Vous avez parrainé dix jeunes, qu’est-ce que cela vous a apporté ?
Énormément de choses. Ça m’a permis de rencontrer des gens que je n’aurai peut-être jamais croisés. Mes enfants ne correspondent pas aux profils que j’ai pu rencontrer. Je m’aperçois que ces jeunes que j’ai pu parrainer sont intégrés à notre famille. Mes enfants, les connaissent, portent un regard différent sur des jeunes issus des milieux diverses. Là où j’imaginais de façon présomptueuse que j’allais beaucoup apporter aux autres, j’ai en réalité beaucoup reçu. J’ai reçu des leçons de vie, d’humilité. Dans l’exercice de mon métier, discuter avec un demandeur d’emploi, un réfugié, m’a apporté un certain nombre de visions qui permettent de changer mon regard personnel, mais aussi institutionnel. Lorsque j’étais dans le Finistère, j’ai demandé à tous les préfets, tous les sous-préfets, de parrainer un demandeur d’emploi. Quand on s’est réuni huit mois après pour tirer les conclusions, on s'est rendu compte des changements de nos points de vue.
Parrainer peut-il aussi permettre à certains de revenir "sur terre" ?

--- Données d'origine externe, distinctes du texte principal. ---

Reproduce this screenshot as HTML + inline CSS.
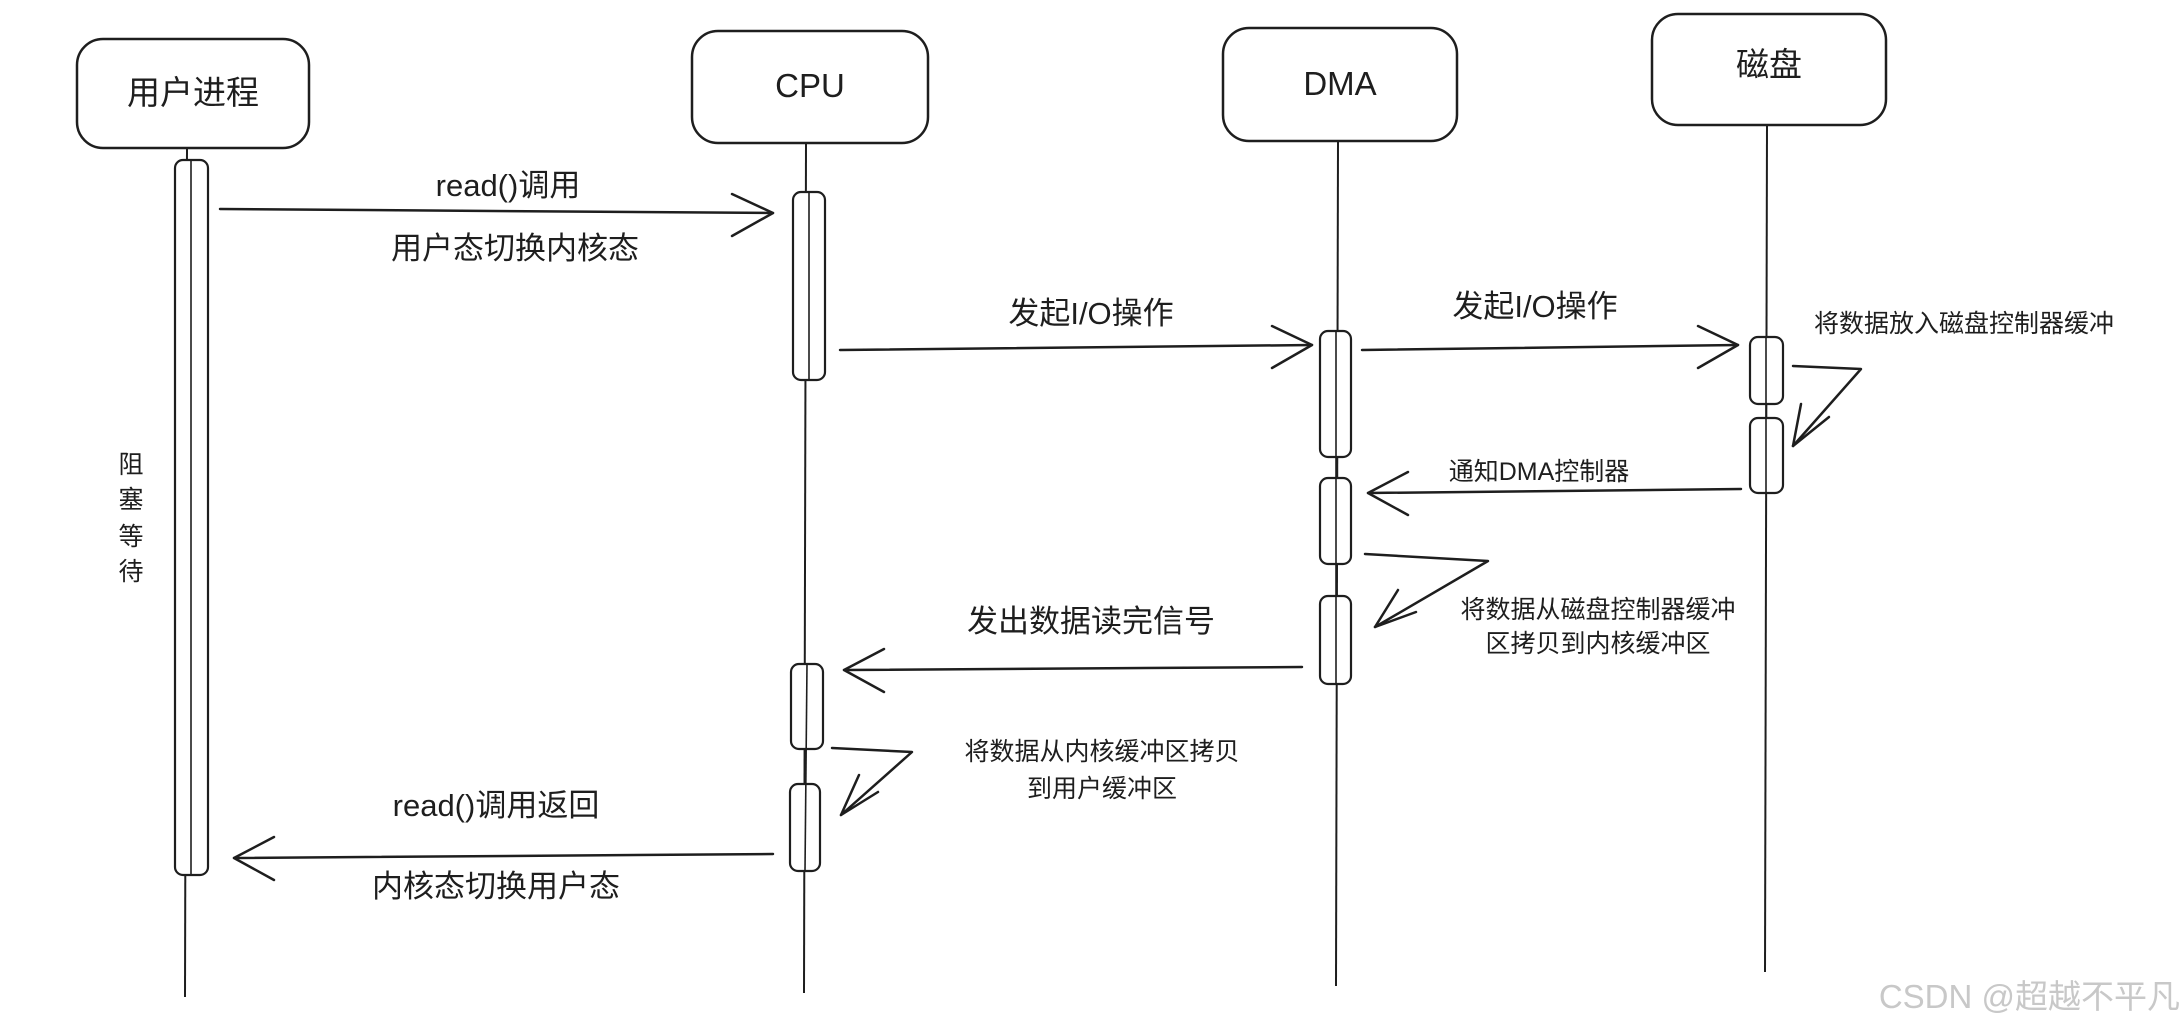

J’ai croisé une jeune femme, cadre supérieur dans une entreprise pharmaceutique, elle avait les larmes aux yeux. Elle expliquait avoir ressenti pendant des années le besoin de donner beaucoup , une envie viscérale qu’elle a pu accomplir en parrainant des jeunes. Elle est cadre, elle dirige du monde, elle pourrait dire, "je suis sortie d’une grande école, je sais tout, je suis à l’aise en société". À travers le parrainage, elle a pris une leçon d’humanité. D’un coup, elle était redevenue plus humble, plus proche, car la jeune femme qu’elle aidait lui a appris qu’elle ne savait pas tout au final. Par le fait de donner, elle a reçu considérablement. Je pensais donner, j’ai reçu 1 000 fois en retour. Si jamais chacune et chacune d’entre nous, avec sa personnalité, ses compétences, décidaient d’aider dans l’année quelqu’un, notre pays irait beaucoup mieux.